Carmakers exporting vehicles to Argentina are facing restrictions on the number of vehicles they can send to the country in the early part of 2014. The Argentine government is looking to cut imports by 27.5% based on volumes in 2013 because of a perceived imbalance in automotive trade.

During the first 10 months of 2013, Argentina imported vehicles worth US$5.8 billion, a 32% increase over the $4.4 billion imported during the same period of 2012.

According to the government, three out of every five vehicles sold in Argentina is an import.

Toyota is exempt from the restrictions because it builds its Hilux model in Argentina, as well as Brazil.

Figures released by the Argentine association of automobile producers (Adefa), in December last year show that the domestic industry experienced a decline of 27.8% from November and a decrease of 26.4% compared to the same month in 2012.

Automotive terminals recorded a decrease in shipments abroad of 40% in December over the same month of 2012, accounting for 28,872 units, compared to 39,705 that were sold to various markets a year ago. The figure was down more than 29% compared to 33,733 units exported in November last year.

The drop in exports, now combined with the responding restrictions imposed by the Argentine government, is likely to have an impact on car carriers using the Mercosur trade lanes, including Eukor and NYK Line.

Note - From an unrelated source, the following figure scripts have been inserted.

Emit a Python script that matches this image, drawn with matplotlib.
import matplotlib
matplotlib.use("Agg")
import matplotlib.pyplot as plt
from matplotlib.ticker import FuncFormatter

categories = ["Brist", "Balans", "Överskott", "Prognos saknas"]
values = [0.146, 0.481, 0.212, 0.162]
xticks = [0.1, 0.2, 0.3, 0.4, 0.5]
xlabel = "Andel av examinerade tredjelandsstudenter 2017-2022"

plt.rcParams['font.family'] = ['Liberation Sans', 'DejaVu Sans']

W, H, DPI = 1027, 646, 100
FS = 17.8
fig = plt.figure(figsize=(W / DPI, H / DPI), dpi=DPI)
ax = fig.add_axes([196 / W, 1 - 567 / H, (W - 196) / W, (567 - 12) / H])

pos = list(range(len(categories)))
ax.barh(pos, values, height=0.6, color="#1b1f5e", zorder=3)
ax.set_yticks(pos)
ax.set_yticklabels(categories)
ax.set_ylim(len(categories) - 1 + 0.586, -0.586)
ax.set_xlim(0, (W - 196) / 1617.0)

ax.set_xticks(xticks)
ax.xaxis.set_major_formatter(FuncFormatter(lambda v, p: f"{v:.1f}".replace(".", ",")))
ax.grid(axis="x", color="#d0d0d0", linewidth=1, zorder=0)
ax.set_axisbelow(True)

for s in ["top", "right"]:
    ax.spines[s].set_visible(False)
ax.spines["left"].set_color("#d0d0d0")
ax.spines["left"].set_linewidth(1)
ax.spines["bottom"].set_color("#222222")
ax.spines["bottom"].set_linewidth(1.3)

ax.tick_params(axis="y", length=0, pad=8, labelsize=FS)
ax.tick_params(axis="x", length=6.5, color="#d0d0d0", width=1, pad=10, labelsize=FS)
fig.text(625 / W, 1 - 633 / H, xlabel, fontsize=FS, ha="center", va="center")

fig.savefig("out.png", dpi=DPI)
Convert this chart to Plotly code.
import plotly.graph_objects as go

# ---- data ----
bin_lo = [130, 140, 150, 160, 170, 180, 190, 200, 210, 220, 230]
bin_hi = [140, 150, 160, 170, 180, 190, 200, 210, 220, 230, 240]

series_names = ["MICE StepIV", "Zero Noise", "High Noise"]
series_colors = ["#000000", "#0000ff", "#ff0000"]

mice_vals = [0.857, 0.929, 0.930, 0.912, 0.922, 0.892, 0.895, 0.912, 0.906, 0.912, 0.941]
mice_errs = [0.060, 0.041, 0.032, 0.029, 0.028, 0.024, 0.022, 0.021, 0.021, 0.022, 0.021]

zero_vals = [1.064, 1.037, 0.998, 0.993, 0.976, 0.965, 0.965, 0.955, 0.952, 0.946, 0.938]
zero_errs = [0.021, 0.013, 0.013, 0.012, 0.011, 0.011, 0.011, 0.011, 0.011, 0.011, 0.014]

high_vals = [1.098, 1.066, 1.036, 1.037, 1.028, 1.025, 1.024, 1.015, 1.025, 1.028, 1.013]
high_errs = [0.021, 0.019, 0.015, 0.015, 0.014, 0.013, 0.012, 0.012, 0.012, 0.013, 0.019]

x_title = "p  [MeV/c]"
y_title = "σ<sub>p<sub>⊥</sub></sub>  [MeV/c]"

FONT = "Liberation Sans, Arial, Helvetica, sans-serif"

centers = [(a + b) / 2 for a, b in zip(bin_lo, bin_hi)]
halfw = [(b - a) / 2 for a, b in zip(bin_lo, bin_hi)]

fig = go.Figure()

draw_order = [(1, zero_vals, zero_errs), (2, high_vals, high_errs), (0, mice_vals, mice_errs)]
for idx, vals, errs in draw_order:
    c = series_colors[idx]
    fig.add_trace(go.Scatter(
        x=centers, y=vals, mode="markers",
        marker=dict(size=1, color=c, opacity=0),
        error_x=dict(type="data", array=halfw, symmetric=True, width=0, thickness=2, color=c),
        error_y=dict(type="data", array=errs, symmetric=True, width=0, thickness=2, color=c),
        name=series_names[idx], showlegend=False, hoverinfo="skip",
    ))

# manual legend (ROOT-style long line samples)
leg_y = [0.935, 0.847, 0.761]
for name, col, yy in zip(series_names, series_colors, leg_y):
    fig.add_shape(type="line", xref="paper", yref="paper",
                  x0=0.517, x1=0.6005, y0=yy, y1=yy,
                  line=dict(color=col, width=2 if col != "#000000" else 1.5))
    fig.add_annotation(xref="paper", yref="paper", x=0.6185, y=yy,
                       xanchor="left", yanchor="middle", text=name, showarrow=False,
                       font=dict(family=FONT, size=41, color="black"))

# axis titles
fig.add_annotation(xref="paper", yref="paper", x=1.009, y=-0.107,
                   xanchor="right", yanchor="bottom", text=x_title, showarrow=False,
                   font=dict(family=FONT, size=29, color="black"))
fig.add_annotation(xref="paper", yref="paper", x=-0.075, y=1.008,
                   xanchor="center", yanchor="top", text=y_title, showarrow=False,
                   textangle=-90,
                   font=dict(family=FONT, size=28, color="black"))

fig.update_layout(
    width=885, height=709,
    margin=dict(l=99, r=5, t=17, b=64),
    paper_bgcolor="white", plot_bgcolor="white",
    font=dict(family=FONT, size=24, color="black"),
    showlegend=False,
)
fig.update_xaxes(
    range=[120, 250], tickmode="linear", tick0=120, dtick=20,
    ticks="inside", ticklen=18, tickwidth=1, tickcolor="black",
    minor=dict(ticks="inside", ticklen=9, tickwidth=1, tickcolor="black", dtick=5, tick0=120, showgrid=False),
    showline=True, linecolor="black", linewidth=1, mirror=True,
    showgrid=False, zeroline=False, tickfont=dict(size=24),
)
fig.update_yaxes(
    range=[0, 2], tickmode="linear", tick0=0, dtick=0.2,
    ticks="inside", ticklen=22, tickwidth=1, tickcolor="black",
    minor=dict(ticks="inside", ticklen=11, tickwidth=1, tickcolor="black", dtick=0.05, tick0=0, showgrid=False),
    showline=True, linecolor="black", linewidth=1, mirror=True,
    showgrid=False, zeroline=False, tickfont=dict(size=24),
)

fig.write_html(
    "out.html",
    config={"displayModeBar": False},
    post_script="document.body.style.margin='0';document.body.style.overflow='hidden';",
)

A spokesperson for Eukor would only say that the company was monitoring the situation closely, but that it would not comment further as the situation was far beyond its control as a carrier, adding stoically that trade barriers represent nothing new in the Mercosur region.

Back in 2012 the Argentine government elected to suspend the Bilateral Economic Agreement 55, signed between the Mercosur trading partners and Mexico, for three years. As well as Brazil the Mercosur group includes Argentina, Paraguay and Uruguay.

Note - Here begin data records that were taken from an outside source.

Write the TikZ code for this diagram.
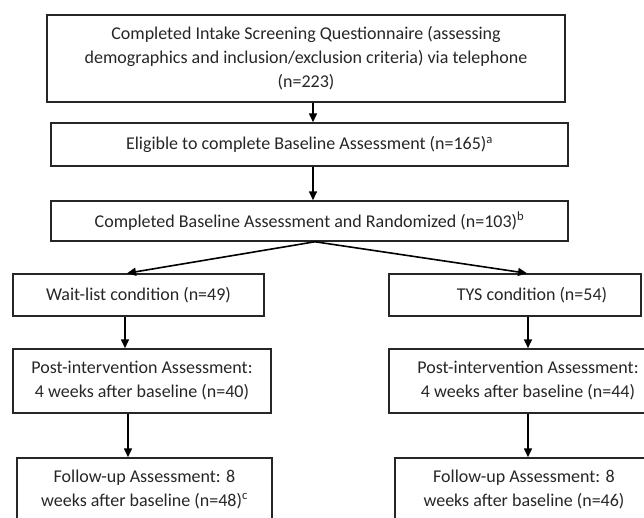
\documentclass[tikz,border=0pt]{standalone}
\usepackage{fontspec}
\setmainfont{Carlito}
\usetikzlibrary{arrows.meta}
\begin{document}
\begin{tikzpicture}[x=1pt,y=-1pt,
  box/.style={draw=black!85,line width=1.5pt,align=center,inner sep=0pt,
    font=\fontsize{18}{24}\selectfont,text=black!85},
  conn/.style={draw=black,line width=1.6pt,-{Triangle[length=9pt,width=8pt]}}]
\useasboundingbox (0,0) rectangle (644,517);
\clip (0,0) rectangle (644,517);
% top chain
\node[box,minimum width=518pt,minimum height=87pt] (intake) at (306,58.5)
  {Completed Intake Screening Questionnaire (assessing\\demographics and inclusion/exclusion criteria) via telephone\\(n=223)};
\node[box,minimum width=517pt,minimum height=43pt] (elig) at (309.5,144.5)
  {Eligible to complete Baseline Assessment (n=165)\textsuperscript{a}};
\node[box,minimum width=517pt,minimum height=40pt] (rand) at (309.5,221)
  {Completed Baseline Assessment and Randomized (n=103)\textsuperscript{b}};
% left branch
\node[box,minimum width=251pt,minimum height=42pt] (wait) at (138.5,295)
  {Wait-list condition (n=49)};
\node[box,minimum width=258pt,minimum height=64pt] (postL) at (142,381)
  {Post-intervention Assessment:\\4 weeks after baseline (n=40)};
\node[box,minimum width=255pt,minimum height=62pt] (folL) at (144.5,489)
  {Follow-up Assessment: 8\\weeks after baseline (n=48)\textsuperscript{c}};
% right branch
\node[box,minimum width=252pt,minimum height=42pt] (tys) at (515,295)
  {\hspace*{34pt}TYS condition (n=54)};
\node[box,minimum width=278pt,minimum height=64pt] (postR) at (528,381)
  {Post-intervention Assessment:\\4 weeks after baseline (n=44)};
\node[box,minimum width=272pt,minimum height=62pt] (folR) at (531,489)
  {\hspace*{-14pt}Follow-up Assessment: 8\\\hspace*{-14pt}weeks after baseline (n=46)};
% connectors
\draw[conn] (intake.south -| 313,0) -- (elig.north -| 313,0);
\draw[conn] (elig.south -| 313,0) -- (rand.north -| 313,0);
\coordinate (split) at (rand.south -| 315,0);
\draw[conn] (split) -- (wait.north -| 127,0);
\draw[conn] (split) -- (tys.north -| 527,0);
\draw[conn] (wait.south -| 125,0) -- (postL.north -| 125,0);
\draw[conn] (postL.south -| 128,0) -- (folL.north -| 128,0);
\draw[conn] (tys.south -| 528,0) -- (postR.north -| 528,0);
\draw[conn] (postR.south -| 528,0) -- (folR.north -| 528,0);
\end{tikzpicture}
\end{document}
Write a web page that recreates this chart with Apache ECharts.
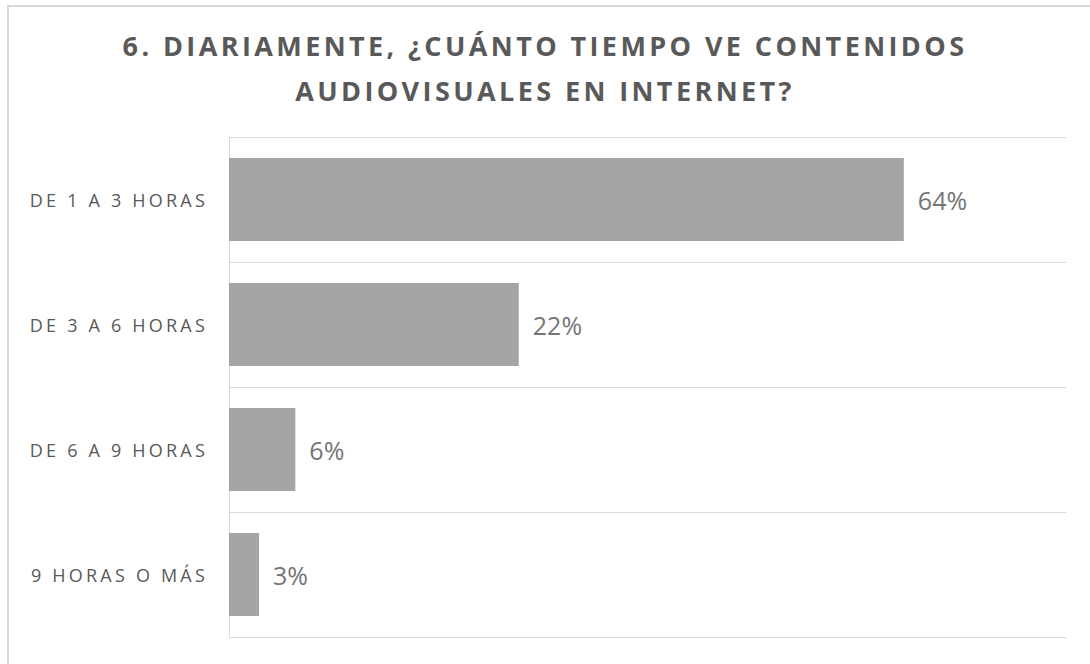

Producers of vehicles in Mexico were faced with a 35% import tariff, while taxes on parts and components saw increases between 16% and 18%.

• In other news this week, Mexico's economic ministry has published quotas for the export of new light vehicles to Brazil as part of Agreement 55.

Up to 18 March 2014, vehicles to the value of $40.4m will be eligible for export to Brazil, with the amount to be divided between Chrysler, Ford, General Motors, Honda and Volkswagen.

Then, between 19 March 2014 and 18 March 2015, the quota will increase to $190m. Of this amount, just more than $71.5m has been allocated to Nissan and North Pole Star, reflecting their status as new market entrants. The other $118.4m will be shared out between Chrysler, Ford, General Motors, Honda, Nissan Mexicana and Volkswagen.